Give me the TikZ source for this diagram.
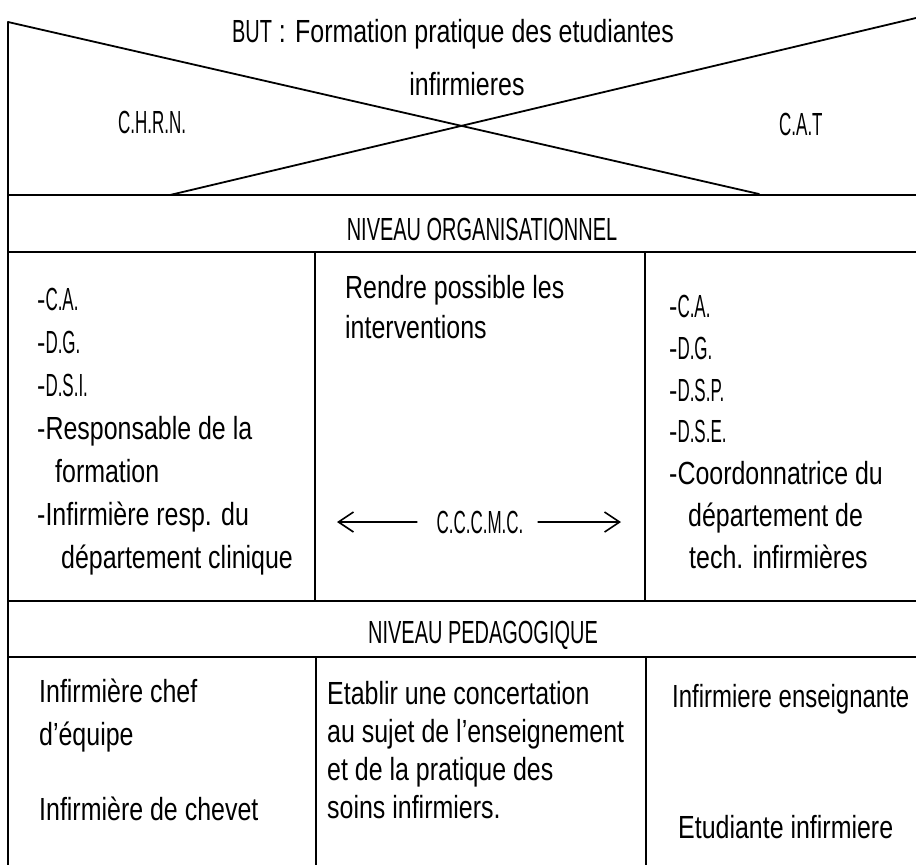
\documentclass[tikz,border=0pt]{standalone}
\usepackage{fontspec}
\usepackage{graphicx}
\setmainfont[FakeStretch=0.78]{Liberation Sans}
\usetikzlibrary{arrows.meta}
\newcommand\bodyfont{\fontsize{32}{43}\selectfont}
% condensed capitals for headings and abbreviations
\newcommand\capsrow[1]{\scalebox{0.8}[1]{#1}}
\newcommand\abbr[1]{\scalebox{0.68}[1]{#1}}
\begin{document}
\begin{tikzpicture}[x=1pt,y=-1pt,
  frame/.style={line width=1.8pt,line cap=round},
  txt/.style={inner sep=0pt,font=\bodyfont},
  % multi-line blocks are placed by the baseline of their last line
  col/.style={txt,align=left,anchor=base west},
  head/.style={txt,anchor=base},
  link/.style={line width=1.6pt,-{Straight Barb[length=15pt,width=20pt,line width=1.6pt]}}]
\useasboundingbox (0,0) rectangle (916,865);

% outer frame and horizontal bands
\draw[frame] (8,22) -- (8,865);
\draw[frame] (8,195) -- (916,195);
\draw[frame] (8,252) -- (916,252);
\draw[frame] (8,601) -- (916,601);
\draw[frame] (8,657) -- (916,657);
% column dividers
\draw[frame] (315,252) -- (315,601);
\draw[frame] (645,252) -- (645,601);
\draw[frame] (316,657) -- (316,865);
\draw[frame] (646,657) -- (646,865);
% crossing diagonals of the header
\draw[frame] (8,22) -- (759,194);
\draw[frame] (170,195) -- (916,18);

% header texts
\node[head] (but) at (453,42) {\capsrow{BUT} : Formation pratique des etudiantes};
\node[head] (but2) at (467,95) {infirmieres};
\node[txt,anchor=base west] (chrn) at (118,133) {\abbr{C.H.R.N.}};
\node[txt,anchor=base west] (cat) at (779,135) {\abbr{C.A.T}};

% organisational level
\node[head] (org) at (482,240) {\capsrow{NIVEAU ORGANISATIONNEL}};
\node[col] (orgL) at (37,568) {-\abbr{C.A.}\\-\abbr{D.G.}\\-\abbr{D.S.I.}\\-Responsable de la\\\hspace*{18pt}formation\\-Infirmière resp. du\\\hspace*{24pt}département clinique};
\node[col,font={\fontsize{32}{40}\selectfont}] (orgM) at (345,338) {Rendre possible les\\interventions};
\node[col,font={\fontsize{32}{41.7}\selectfont}] (orgR) at (669,568) {-\abbr{C.A.}\\-\abbr{D.G.}\\-\abbr{D.S.P.}\\-\abbr{D.S.E.}\\-Coordonnatrice du\\\hspace*{19pt}département de\\\hspace*{20pt}tech. infirmières};

\node[head] (ccc) at (480,533) {\abbr{C.C.C.M.C.}};
\coordinate (arrL) at (337,522);
\coordinate (arrR) at (621,522);
\draw[link,shorten <=19pt] (ccc.west) -- (arrL);
\draw[link,shorten <=14pt] (ccc.east) -- (arrR);

% pedagogical level
\node[head] (ped) at (483,643) {\capsrow{NIVEAU PEDAGOGIQUE}};
\node[col] (pedL1) at (39,745) {Infirmière chef\\d'équipe};
\node[col] (pedL2) at (39,820) {Infirmière de chevet};
\node[col,font={\fontsize{32}{37.7}\selectfont}] (pedM) at (327,818) {Etablir une concertation\\au sujet de l'enseignement\\et de la pratique des\\soins infirmiers.};
\node[col] (pedR1) at (672,707) {\scalebox{0.96}[1]{Infirmiere enseignante}};
\node[col] (pedR2) at (678,838) {Etudiante infirmiere};
\end{tikzpicture}
\end{document}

• **GIVEN EXERCISE**
Without the pictures, repeat the listing above exactly.

• **COMPLETE OUTPUT**
Give me the TikZ source for this diagram.
\documentclass[tikz,border=0pt]{standalone}
\usepackage{fontspec}
\usepackage{graphicx}
\setmainfont[FakeStretch=0.78]{Liberation Sans}
\usetikzlibrary{arrows.meta}
\newcommand\bodyfont{\fontsize{32}{43}\selectfont}
% condensed capitals for headings and abbreviations
\newcommand\capsrow[1]{\scalebox{0.8}[1]{#1}}
\newcommand\abbr[1]{\scalebox{0.68}[1]{#1}}
\begin{document}
\begin{tikzpicture}[x=1pt,y=-1pt,
  frame/.style={line width=1.8pt,line cap=round},
  txt/.style={inner sep=0pt,font=\bodyfont},
  % multi-line blocks are placed by the baseline of their last line
  col/.style={txt,align=left,anchor=base west},
  head/.style={txt,anchor=base},
  link/.style={line width=1.6pt,-{Straight Barb[length=15pt,width=20pt,line width=1.6pt]}}]
\useasboundingbox (0,0) rectangle (916,865);

% outer frame and horizontal bands
\draw[frame] (8,22) -- (8,865);
\draw[frame] (8,195) -- (916,195);
\draw[frame] (8,252) -- (916,252);
\draw[frame] (8,601) -- (916,601);
\draw[frame] (8,657) -- (916,657);
% column dividers
\draw[frame] (315,252) -- (315,601);
\draw[frame] (645,252) -- (645,601);
\draw[frame] (316,657) -- (316,865);
\draw[frame] (646,657) -- (646,865);
% crossing diagonals of the header
\draw[frame] (8,22) -- (759,194);
\draw[frame] (170,195) -- (916,18);

% header texts
\node[head] (but) at (453,42) {\capsrow{BUT} : Formation pratique des etudiantes};
\node[head] (but2) at (467,95) {infirmieres};
\node[txt,anchor=base west] (chrn) at (118,133) {\abbr{C.H.R.N.}};
\node[txt,anchor=base west] (cat) at (779,135) {\abbr{C.A.T}};

% organisational level
\node[head] (org) at (482,240) {\capsrow{NIVEAU ORGANISATIONNEL}};
\node[col] (orgL) at (37,568) {-\abbr{C.A.}\\-\abbr{D.G.}\\-\abbr{D.S.I.}\\-Responsable de la\\\hspace*{18pt}formation\\-Infirmière resp. du\\\hspace*{24pt}département clinique};
\node[col,font={\fontsize{32}{40}\selectfont}] (orgM) at (345,338) {Rendre possible les\\interventions};
\node[col,font={\fontsize{32}{41.7}\selectfont}] (orgR) at (669,568) {-\abbr{C.A.}\\-\abbr{D.G.}\\-\abbr{D.S.P.}\\-\abbr{D.S.E.}\\-Coordonnatrice du\\\hspace*{19pt}département de\\\hspace*{20pt}tech. infirmières};

\node[head] (ccc) at (480,533) {\abbr{C.C.C.M.C.}};
\coordinate (arrL) at (337,522);
\coordinate (arrR) at (621,522);
\draw[link,shorten <=19pt] (ccc.west) -- (arrL);
\draw[link,shorten <=14pt] (ccc.east) -- (arrR);

% pedagogical level
\node[head] (ped) at (483,643) {\capsrow{NIVEAU PEDAGOGIQUE}};
\node[col] (pedL1) at (39,745) {Infirmière chef\\d'équipe};
\node[col] (pedL2) at (39,820) {Infirmière de chevet};
\node[col,font={\fontsize{32}{37.7}\selectfont}] (pedM) at (327,818) {Etablir une concertation\\au sujet de l'enseignement\\et de la pratique des\\soins infirmiers.};
\node[col] (pedR1) at (672,707) {\scalebox{0.96}[1]{Infirmiere enseignante}};
\node[col] (pedR2) at (678,838) {Etudiante infirmiere};
\end{tikzpicture}
\end{document}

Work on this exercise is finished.